Liga Inggris: Kompetisi Glamor yang Kejam Bagi Para Manajer
Liga Inggris, kompetisi sepak bola terglamor di dunia, ternyata menyimpan sisi kejam di balik gemerlapnya. Para manajer top, bintang lapangan, dan sponsor berlomba-lomba untuk meraih bagian dalam panggung megah ini, namun tak jarang karier mereka berakhir secara tiba-tiba. Pemecatan pelatih menjadi pemandangan yang cukup umum, bahkan jika sang pelatih baru saja menjabat.
Data menunjukkan tujuh musim Premier League dengan rekor pemecatan manajer tertinggi, semuanya dengan angka minimal sembilan pelatih yang kehilangan pekerjaan dalam satu musim. Ini menunjukkan betapa tinggi tuntutan dan tekanan di liga paling kompetitif tersebut.
Musim 2022/2023 menjadi yang paling brutal dengan 13 manajer dipecat. Nama-nama besar seperti Thomas Tuchel (Chelsea), Antonio Conte (Tottenham Hotspur), dan Graham Potter (Chelsea) menjadi korban kekejaman Liga Inggris. Musim 2021/2022 dan 2017/2018 juga tak kalah “berdarah”, masing-masing mencatat 10 pemecatan. Watford, misalnya, bahkan dua kali mengganti manajer dalam satu musim.
Di tahun-tahun sebelumnya, nama-nama legendaris seperti Sir Bobby Robson (Newcastle United) dan Luiz Felipe Scolari (Chelsea) juga merasakan pahitnya pemecatan. Bahkan David Moyes, yang menggantikan Sir Alex Ferguson di Manchester United, hanya bertahan 10 bulan.

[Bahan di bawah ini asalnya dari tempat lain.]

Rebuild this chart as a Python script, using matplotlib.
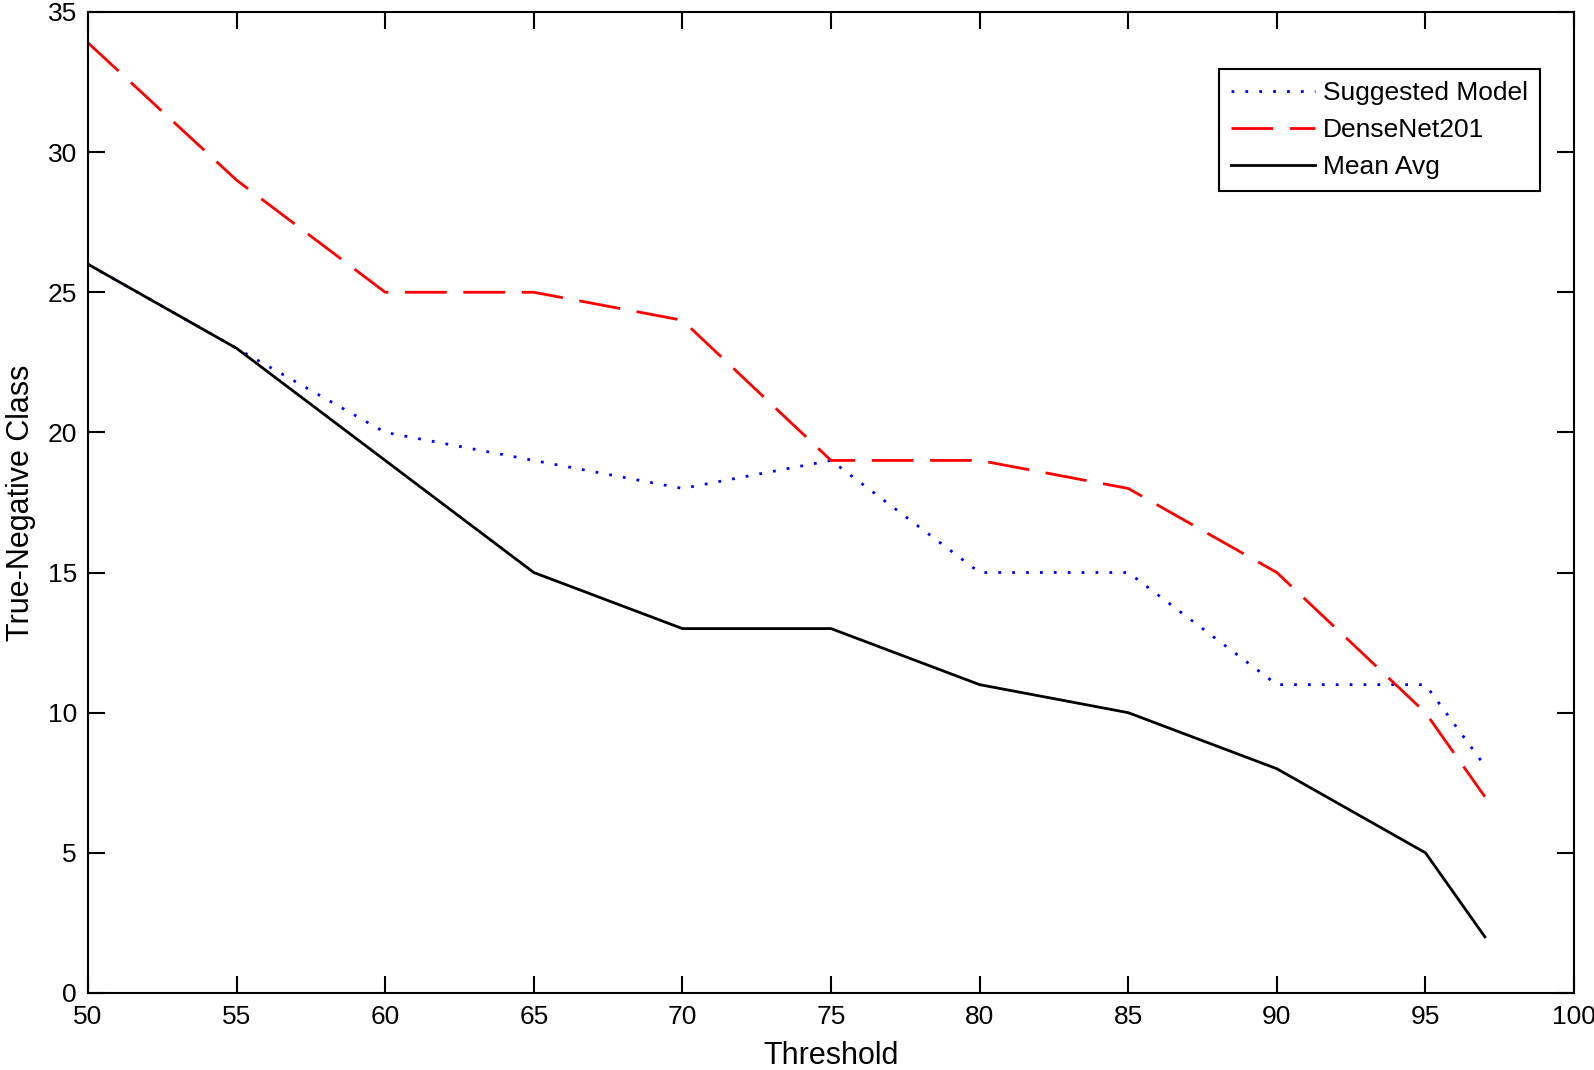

Tren ini menunjukkan bahwa kesuksesan jangka pendek saja tidak cukup untuk bertahan di Liga Inggris. Tekanan untuk meraih hasil instan sangat tinggi, dan konsekuensi dari kegagalan bisa sangat fatal bagi karier manajerial. Klub-klub Liga Inggris tak segan-segan berganti nakhoda untuk mengejar target, menciptakan siklus yang kejam namun tetap menarik bagi para pencari tantangan di dunia kepelatihan sepak bola.